My colleague’s students complained that they could not find the turn-in link on her website (it was always the giant pink text on the assignment page), while I had to train my own to press the light-blue “Turn In” button on Teams.

I too am prone to not seeing the tree for the forest. One of my most mortifying life experiences was when I accidentally budged into the line for a free day at the Vancouver Art Gallery; all I saw was a throng of people, I did not realize that the groups were actually forming a queue. (I very politely went to the back of the line once I was informed of my grievous error).

Design is critical. Bad design makes your audience (eg. students) check out before they spare a second glance. There are signals that have become a universal form of communicating online (see my notes on Page 1 and its breakdown of the hierarchy of attention), forming a kind of navigational literacy. Breaking from these standards has risks of confusion and attention-loss, and should be used with care.

“Everything should be made as simple as possible, but not simpler.” –Albert Einstein

Read 4 comments

  1. I am so glad someone else found this an exercise in frustration. I went back 3 times before I solved it. I am still not sure how I got past the “terms of agreement box”. Did you attempt to request help? Your experience sounds slightly different than mine – I had not Trojans or popups and my reCapta boxese were click on the “bow” as in bowing people, bows in hair and hunting bows. Now I wonder what triggers the differences. I went back a 4th time to play within the game and am tempting to try a fifth. By offering a more difficult experience, they did draw our attention to how complacent we can become as we automatically click in agreement without reading fine print. If that was their aim, is it really a “bad design?

    • Hi Rebecca!
      … I cheated on the last page. I got so frustrated trying to figure out where the hidden-row of checkboxes were. I did request help, though I suspected it would not go anywhere. I ended up watching a youtube walkthrough to figure out where the checkboxes were on the bows page (though I think my word was “glass”?) and kicked myself for not noticing the sidebar within the box (rather than the big one on the site).

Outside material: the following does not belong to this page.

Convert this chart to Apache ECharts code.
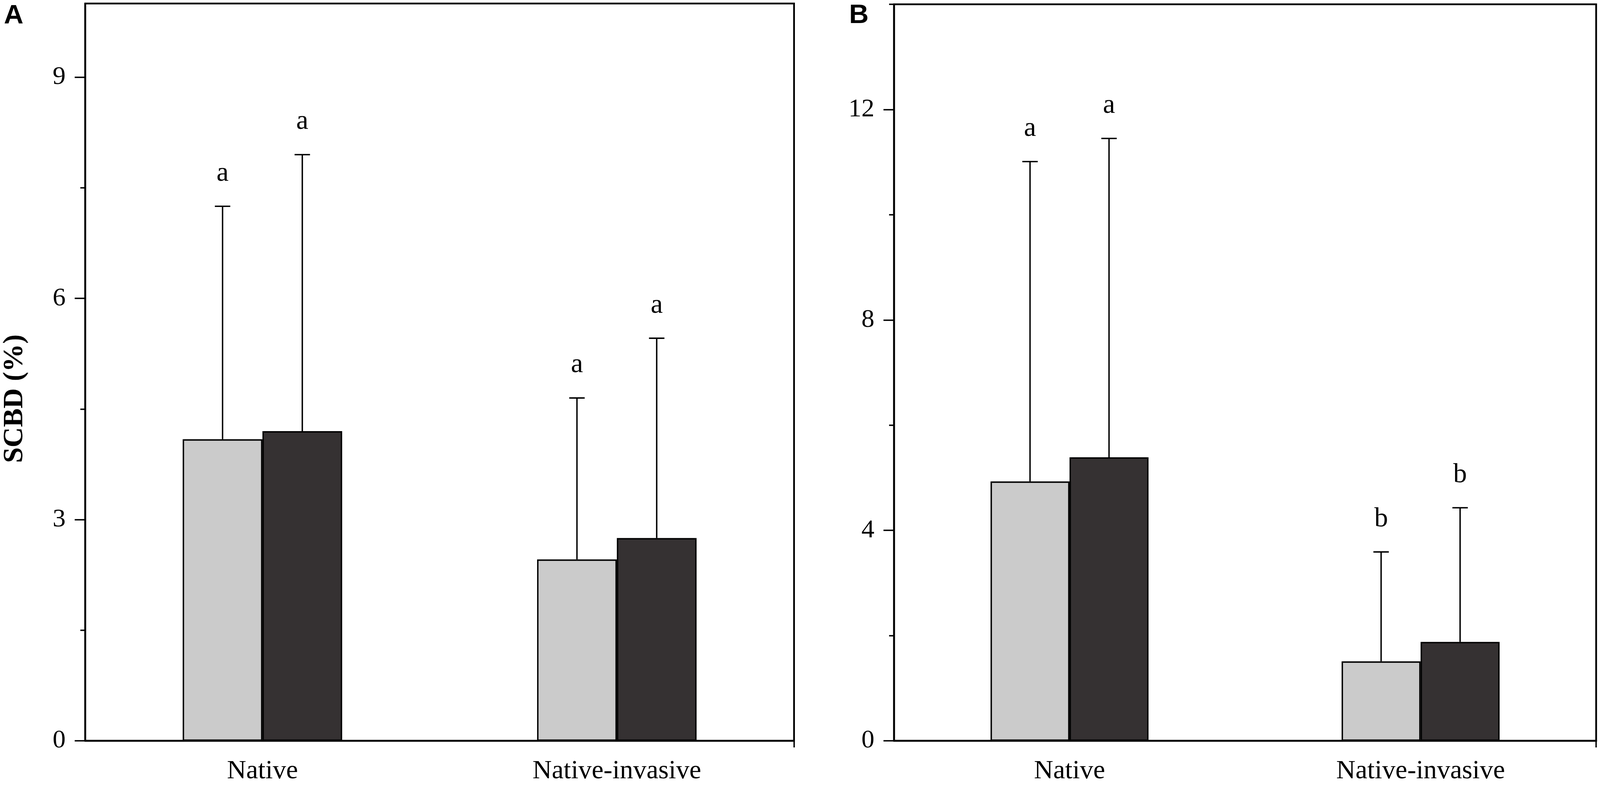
<!DOCTYPE html>
<html>
<head>
<meta charset="utf-8">
<script src="https://cdn.jsdelivr.net/npm/echarts@6/dist/echarts.min.js"></script>
<style>
html,body{margin:0;padding:0;background:#fff;overflow:hidden;}
#chart{width:100vw;height:100vh;}
</style>
</head>
<body>
<div id="chart"></div>
<script>
// ---- data ----
const categories = ['Native', 'Native-invasive'];

// Panel A
const A_light = [4.09, 2.46];
const A_dark = [4.20, 2.75];
const A_lightSD = [3.16, 2.19];
const A_darkSD = [3.75, 2.71];
const A_lightLetters = ['a', 'a'];
const A_darkLetters = ['a', 'a'];
const A_yTicks = [0, 3, 6, 9];
const A_yMinorTicks = [1.5, 4.5, 7.5];
const A_yMax = 10;

// Panel B
const B_light = [4.93, 1.51];
const B_dark = [5.39, 1.88];
const B_lightSD = [6.08, 2.08];
const B_darkSD = [6.06, 2.55];
const B_lightLetters = ['a', 'b'];
const B_darkLetters = ['a', 'b'];
const B_yTicks = [0, 4, 8, 12];
const B_yMinorTicks = [2, 6, 10, 14];
const B_yMax = 14;

const yAxisName = 'SCBD (%)';
const panelLabels = ['A', 'B'];

// ---- styles / layout (designed for 4562 x 2023, scaled to the viewport) ----
const LIGHT = '#cbcbcb';
const DARK = '#353132';
const SERIF = '"Liberation Serif", "Times New Roman", serif';
const SANS = '"Liberation Sans", Arial, sans-serif';
const BAR_FRAC = 0.225;

const el = document.getElementById('chart');
const VW = el.clientWidth || 4562;
const VH = el.clientHeight || 2023;
const sx = VW / 4562, sy = VH / 2023, sf = Math.min(sx, sy);
const X = v => v * sx, Y = v => v * sy, F = v => v * sf;

const chart = echarts.init(el, null, {renderer: 'canvas', width: VW, height: VH});

const grids = [
  {left: X(243), right: X(4562 - 2264), top: Y(9), bottom: Y(2023 - 1897)},
  {left: X(2549), right: X(4562 - 4551), top: Y(11), bottom: Y(2023 - 1897)}
].map(g => Object.assign(g, {show: true, borderColor: '#000', borderWidth: F(5), backgroundColor: 'transparent'}));

const xAxes = [];
const yAxes = [];
const series = [];

function addPanel(p, light, dark, lightSD, darkSD, lightLetters, darkLetters, yTicks, yMinor, yMax) {
  xAxes.push({
    type: 'category', gridIndex: p, data: categories,
    axisLine: {lineStyle: {color: '#000', width: F(5)}},
    axisTick: {alignWithLabel: true, length: Y(34), lineStyle: {color: '#000', width: F(4)}},
    axisLabel: {margin: Y(44), fontSize: F(76), color: '#000', fontFamily: SERIF},
    splitLine: {show: false}
  });
  xAxes.push({
    type: 'value', gridIndex: p, min: 0, max: 2, position: 'bottom',
    axisLine: {show: false},
    axisTick: {show: true, customValues: [2], length: Y(17), lineStyle: {color: '#000', width: F(4)}},
    axisLabel: {show: false},
    splitLine: {show: false}
  });
  yAxes.push({
    type: 'value', gridIndex: p, min: 0, max: yMax,
    axisLine: {show: true, lineStyle: {color: '#000', width: F(5)}},
    axisTick: {show: true, customValues: yTicks, length: X(30), lineStyle: {color: '#000', width: F(4)}},
    axisLabel: {customValues: yTicks, margin: X(56), fontSize: F(74), color: '#000', fontFamily: SERIF},
    splitLine: {show: false}
  });
  yAxes.push({
    type: 'value', gridIndex: p, min: 0, max: yMax, position: 'left',
    axisLine: {show: false},
    axisTick: {show: true, customValues: yMinor, length: X(14), lineStyle: {color: '#000', width: F(4)}},
    axisLabel: {show: false},
    splitLine: {show: false}
  });
  const xi = 2 * p, yi = 2 * p;
  const barStyle = c => ({color: c, borderColor: '#000', borderWidth: F(4)});
  series.push({
    type: 'bar', xAxisIndex: xi, yAxisIndex: yi, data: light,
    barWidth: (BAR_FRAC * 100) + '%', barGap: '0%', itemStyle: barStyle(LIGHT), silent: true
  });
  series.push({
    type: 'bar', xAxisIndex: xi, yAxisIndex: yi, data: dark,
    barWidth: (BAR_FRAC * 100) + '%', barGap: '0%', itemStyle: barStyle(DARK), silent: true
  });
  const errSeries = (means, sds, letters, side) => ({
    type: 'custom', xAxisIndex: xi, yAxisIndex: yi, z: 5, silent: true,
    data: means.map((m, i) => [i, m, m + sds[i]]),
    encode: {x: 0, y: [1, 2]},
    renderItem: function (params, api) {
      const base = api.coord([api.value(0), api.value(1)]);
      const top = api.coord([api.value(0), api.value(2)]);
      const band = api.size([1, 0])[0];
      const x = base[0] + side * band * BAR_FRAC / 2;
      const ls = {stroke: '#000', lineWidth: F(4)};
      return {
        type: 'group',
        children: [
          {type: 'line', shape: {x1: x, y1: base[1], x2: x, y2: top[1]}, style: ls},
          {type: 'line', shape: {x1: x - X(22), y1: top[1], x2: x + X(22), y2: top[1]}, style: ls},
          {type: 'text', style: {
            text: letters[params.dataIndex], x: x, y: top[1] - Y(84),
            align: 'center', verticalAlign: 'middle',
            fontSize: F(78), fontFamily: SERIF, fill: '#000'
          }}
        ]
      };
    }
  });
  series.push(errSeries(light, lightSD, lightLetters, -1));
  series.push(errSeries(dark, darkSD, darkLetters, 1));
}

addPanel(0, A_light, A_dark, A_lightSD, A_darkSD, A_lightLetters, A_darkLetters, A_yTicks, A_yMinorTicks, A_yMax);
addPanel(1, B_light, B_dark, B_lightSD, B_darkSD, B_lightLetters, B_darkLetters, B_yTicks, B_yMinorTicks, B_yMax);

const option = {
  backgroundColor: '#fff',
  animation: false,
  grid: grids,
  xAxis: xAxes,
  yAxis: yAxes,
  series: series,
  graphic: [
    {type: 'text', left: X(11), top: Y(6), style: {text: panelLabels[0], fontSize: F(77), fontWeight: 'bold', fontFamily: SANS, fill: '#000'}},
    {type: 'text', left: X(2421), top: Y(5), style: {text: panelLabels[1], fontSize: F(77), fontWeight: 'bold', fontFamily: SANS, fill: '#000'}},
    {type: 'text', x: X(43), y: Y(1021), rotation: Math.PI / 2,
     style: {text: yAxisName, fontSize: F(80), fontWeight: 'bold', fontFamily: SERIF, fill: '#000', align: 'center', verticalAlign: 'middle'}}
  ]
};
chart.setOption(option);
</script>
</body>
</html>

      You make a very good point. Their design was not bad… it was excellent. Excellent at encouraging frustration and highlighting how much design we take for granted.

  2. Hi Laura,
    I, too, hated this. I think you hit on the point of this – it is intentionally badly designed. Perhaps ‘badly designed’ is the wrong phrase – it is intentionally designed in a way to get you to quit or not complete it. While this is obviously a design we normally want to avoid, it makes me think about things that are designed in a ‘bad’ way intentionally. Terms of Service are a great example. While there has been a movement recently among some companies to try to make their T&Cs more user friendly, readable, and understandable, they are often seemingly written in a way to discourage people from reading them in their entirety. Do you think we need to mandate ‘good’ design, meaning good-intentioned design?

    • Hi Brian!
      You make a great point about other things that are designed to make you disengage. I wish I could remember where I saw it… probably on some videogame update, but the T&C’s had a tl;dr section! What would have made it even better would be if they had linked the summary-points to their relevant sections in the main text.
      I hope the world moves towards mandating good-intentional design. So much of our time is spent sifting through information, and a quick copy-paste of some of those T&C’s into something like the Hemingway App can reveal they are not written for the common reader. I just did a test with the T&C’s from VistaPrint, and HA graded it as post-graduate level writing! The amount of energy spent, not just in reading it, but in parsing out its meaning regarding your information and intellectual property, will cause most people to blindly accept without reading.